I enjoy the freedom vanilla Android has to offer in terms of customization. But I'm not going to pay for that freedom, and honestly, it's only a matter of time until someone hacks the Fire to run stock Android, if you're that dead-set on having it be a "pure Android experience," as opposed to Amazon's walled-garden experience. But I have a feeling I won't need to go that route, because the Fire offers what I want out of a tablet anyways, all in a tightly integrated package with services I've used for years.

Sure, there's niche markets out there for rugged tablets,  "business" tablets (a market Windows dominates anyway), or keyboard tablets - stuff like that. But Amazon has gone for the regular, Internet Age Joe by offering not just the features we want, but a price we can easily stomach. And it's for those reasons that the Kindle Fire is the most serious Android competitor to the iPad we've seen to date, and by a country mile at that. I, for one, am absolutely thrilled about it. Not just for the Fire itself, but for the competition in the market that it's going to create.

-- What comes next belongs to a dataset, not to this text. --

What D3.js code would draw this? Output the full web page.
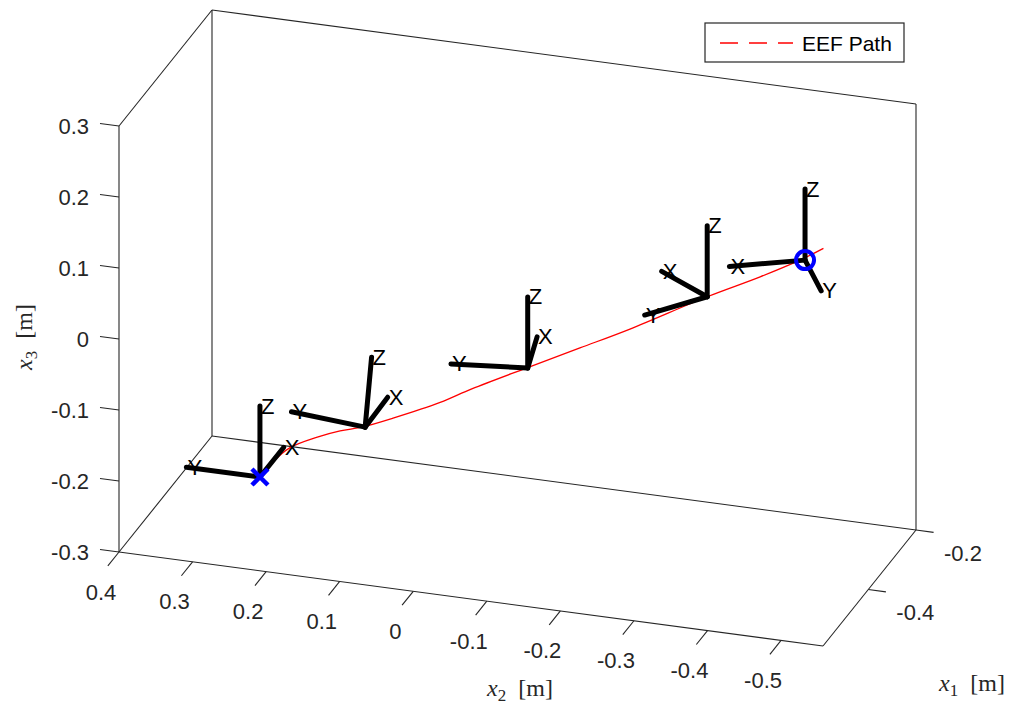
<!DOCTYPE html>
<html>
<head>
<meta charset="utf-8">
<script src="https://cdn.jsdelivr.net/npm/d3@7"></script>
<style>
  body { margin: 0; background: #fff; }
  text { font-family: "Liberation Sans", Arial, sans-serif; }
  .tex { font-family: "Liberation Serif", "Times New Roman", serif; }
</style>
</head>
<body>
<script>
// Axis limits and ticks.
const x1Lim = [-0.59, -0.2];
const x2Lim = [0.4, -0.557];
const x3Lim = [-0.3, 0.3];
const x1Ticks = [-0.4, -0.2];
const x2Ticks = [0.4, 0.3, 0.2, 0.1, 0, -0.1, -0.2, -0.3, -0.4, -0.5];
const x3Ticks = [-0.3, -0.2, -0.1, 0, 0.1, 0.2, 0.3];

// End effector path.
const pathX1 = [-0.4, -0.4, -0.4, -0.4, -0.4, -0.4, -0.4, -0.4, -0.4, -0.4, -0.4, -0.4, -0.4, -0.4, -0.4, -0.4];
const pathX2 = [0.270, 0.254, 0.229, 0.192, 0.161, 0.130, 0.089, 0.025, -0.018, -0.093, -0.165, -0.233, -0.338, -0.410, -0.464, -0.496];
const pathX3 = [-0.256, -0.234, -0.209, -0.189, -0.176, -0.166, -0.148, -0.117, -0.092, -0.052, -0.014, 0.022, 0.082, 0.120, 0.151, 0.172];

// Start and goal markers.
const startPoint = [-0.4, 0.270, -0.256];
const goalPoint = [-0.4, -0.471, 0.152];

// Coordinate frames drawn along the path.
const frameX1 = [-0.4, -0.4, -0.4, -0.4, -0.4];
const frameX2 = [0.270, 0.127, -0.094, -0.338, -0.471];
const frameX3 = [-0.256, -0.166, -0.052, 0.082, 0.152];
const frameYaw = [0, 1, 11, 54, 120]; // deg, about x3
const frameRoll = [0, 5, 0, 0, 0];   // deg, about local X
const frameLen = 0.1;

const W = 1014, H = 706;
const ink = '#262626';

const svg = d3.select('body').append('svg')
    .attr('width', W)
    .attr('height', H)
    .style('display', 'block');

svg.append('rect').attr('width', W).attr('height', H).attr('fill', '#fff');

// Scales to normalized box coordinates.
const s1 = d3.scaleLinear().domain(x1Lim).range([0, 1]);
const s2 = d3.scaleLinear().domain(x2Lim).range([0, 1]);
const s3 = d3.scaleLinear().domain(x3Lim).range([0, 1]);

// Screen vectors of the box edges (orthographic view).
const o = [119, 552];
const e1 = [93, -116];
const e2 = [704, 94];
const e3 = [0, -426];

function projN(a, b, c) {
    return [o[0] + a * e1[0] + b * e2[0] + c * e3[0],
            o[1] + a * e1[1] + b * e2[1] + c * e3[1]];
}
function proj(p) { return projN(s1(p[0]), s2(p[1]), s3(p[2])); }

// Box (back planes) and axis lines.
const edges = [
    [[0, 0, 0], [0, 0, 1]],
    [[0, 0, 0], [0, 1, 0]],
    [[0, 1, 0], [1, 1, 0]],
    [[1, 1, 0], [1, 1, 1]],
    [[1, 1, 1], [1, 0, 1]],
    [[1, 0, 1], [1, 0, 0]],
    [[1, 0, 1], [0, 0, 1]],
    [[0, 0, 0], [1, 0, 0]],
    [[1, 0, 0], [1, 1, 0]]
];
svg.append('g').selectAll('line')
    .data(edges)
    .join('line')
    .attr('x1', d => projN(...d[0])[0])
    .attr('y1', d => projN(...d[0])[1])
    .attr('x2', d => projN(...d[1])[0])
    .attr('y2', d => projN(...d[1])[1])
    .attr('stroke', ink)
    .attr('stroke-width', 1.1);

// MATLAB style labels use a plain hyphen for the minus sign.
const fmt = v => (v === 0 ? '0' : d3.format('.1f')(v).replace('\u2212', '-'));
const tickG = svg.append('g');
const tickFont = 22;

// x3 ticks (front-left vertical).
x3Ticks.forEach(v => {
    const p = projN(0, 0, s3(v)), q = projN(0, -0.027, s3(v));
    tickG.append('line').attr('x1', p[0]).attr('y1', p[1]).attr('x2', q[0]).attr('y2', q[1])
        .attr('stroke', ink).attr('stroke-width', 1.1);
    tickG.append('text').attr('x', p[0] - 30).attr('y', p[1])
        .attr('text-anchor', 'end').attr('dominant-baseline', 'central')
        .attr('font-size', tickFont).attr('fill', ink).text(fmt(v));
});

// x2 ticks (front bottom edge).
x2Ticks.forEach(v => {
    const p = projN(0, s2(v), 0), q = projN(-0.12, s2(v), 0);
    tickG.append('line').attr('x1', p[0]).attr('y1', p[1]).attr('x2', q[0]).attr('y2', q[1])
        .attr('stroke', ink).attr('stroke-width', 1.1);
    tickG.append('text').attr('x', p[0] - 18).attr('y', p[1] + 40)
        .attr('text-anchor', 'middle').attr('dominant-baseline', 'central')
        .attr('font-size', tickFont).attr('fill', ink).text(fmt(v));
});

// x1 ticks (right bottom edge).
x1Ticks.forEach(v => {
    const p = projN(s1(v), 1, 0), q = projN(s1(v), 1.025, 0);
    tickG.append('line').attr('x1', p[0]).attr('y1', p[1]).attr('x2', q[0]).attr('y2', q[1])
        .attr('stroke', ink).attr('stroke-width', 1.1);
    tickG.append('text').attr('x', p[0] + 47).attr('y', p[1] + 23)
        .attr('text-anchor', 'middle').attr('dominant-baseline', 'central')
        .attr('font-size', tickFont).attr('fill', ink).text(fmt(v));
});

// Axis labels (LaTeX style).
function texLabel(x, y, sub, rot) {
    const t = svg.append('text').attr('class', 'tex')
        .attr('x', x).attr('y', y)
        .attr('text-anchor', 'middle')
        .attr('font-size', 24).attr('fill', ink);
    if (rot) t.attr('transform', `rotate(-90,${x},${y})`);
    t.append('tspan').attr('font-style', 'italic').text('x');
    t.append('tspan').attr('font-size', 17).attr('dy', 5).text(sub);
    t.append('tspan').attr('dy', -5).text('\u2002[m]');
}
texLabel(520, 696, '2', false);
texLabel(972, 691, '1', false);
texLabel(32, 337, '3', true);

// EEF path.
const pathPts = pathX1.map((v, i) => proj([v, pathX2[i], pathX3[i]]));
svg.append('path')
    .attr('d', d3.line().curve(d3.curveCatmullRom)(pathPts))
    .attr('fill', 'none')
    .attr('stroke', '#ff0000')
    .attr('stroke-width', 1.3);

// Frames.
const rad = Math.PI / 180;
const frames = frameX1.map((v, i) => {
    const y = frameYaw[i] * rad, r = frameRoll[i] * rad;
    const axes = {
        X: [Math.cos(y), Math.sin(y), 0],
        Y: [-Math.sin(y) * Math.cos(r), Math.cos(y) * Math.cos(r), Math.sin(r)],
        Z: [Math.sin(y) * Math.sin(r), -Math.cos(y) * Math.sin(r), Math.cos(r)]
    };
    const org = [v, frameX2[i], frameX3[i]];
    return Object.keys(axes).map(k => ({
        name: k,
        from: proj(org),
        to: proj(org.map((c, j) => c + frameLen * axes[k][j]))
    }));
}).flat();

const frameG = svg.append('g');
frameG.selectAll('line')
    .data(frames)
    .join('line')
    .attr('x1', d => d.from[0]).attr('y1', d => d.from[1])
    .attr('x2', d => d.to[0]).attr('y2', d => d.to[1])
    .attr('stroke', '#000')
    .attr('stroke-width', 5)
    .attr('stroke-linecap', 'round');

// Start / goal markers.
const sp = proj(startPoint), gp = proj(goalPoint);
svg.append('path')
    .attr('d', `M${sp[0] - 8},${sp[1] - 8}L${sp[0] + 8},${sp[1] + 8}M${sp[0] - 8},${sp[1] + 8}L${sp[0] + 8},${sp[1] - 8}`)
    .attr('stroke', '#0000ff').attr('stroke-width', 4.5).attr('fill', 'none');
svg.append('circle')
    .attr('cx', gp[0]).attr('cy', gp[1]).attr('r', 9)
    .attr('stroke', '#0000ff').attr('stroke-width', 4).attr('fill', 'none');

frameG.selectAll('text')
    .data(frames)
    .join('text')
    .attr('x', d => d.to[0] + 1)
    .attr('y', d => d.to[1])
    .attr('dominant-baseline', 'central')
    .attr('font-size', 22)
    .attr('fill', '#000')
    .text(d => d.name);

// Legend.
const lg = svg.append('g');
lg.append('rect').attr('x', 705).attr('y', 23).attr('width', 199).attr('height', 39)
    .attr('fill', '#fff').attr('stroke', ink).attr('stroke-width', 1.2);
lg.append('line').attr('x1', 720).attr('x2', 793).attr('y1', 43).attr('y2', 43)
    .attr('stroke', '#ff0000').attr('stroke-width', 1.3).attr('stroke-dasharray', '18,11');
lg.append('text').attr('x', 802).attr('y', 43).attr('dominant-baseline', 'central')
    .attr('font-size', 21).attr('fill', '#000').text('EEF Path');
</script>
</body>
</html>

Some say the Fire isn't a real tablet. That it lacks the features of one, that it's somehow "gimped." That's true to an extent. The thing is, I don't know that I want more in a tablet than the Fire offers. Android tablets right now have things I don't want, need, or otherwise care about. I don't look at the average Honeycomb tablet, compared to this, and think "I'm losing things that I will really miss." I think this is how tablets should be - at least for something marketed to the masses.

Anyway, cheers, Amazon - let's hope the Fire works as well you have me thinking it will.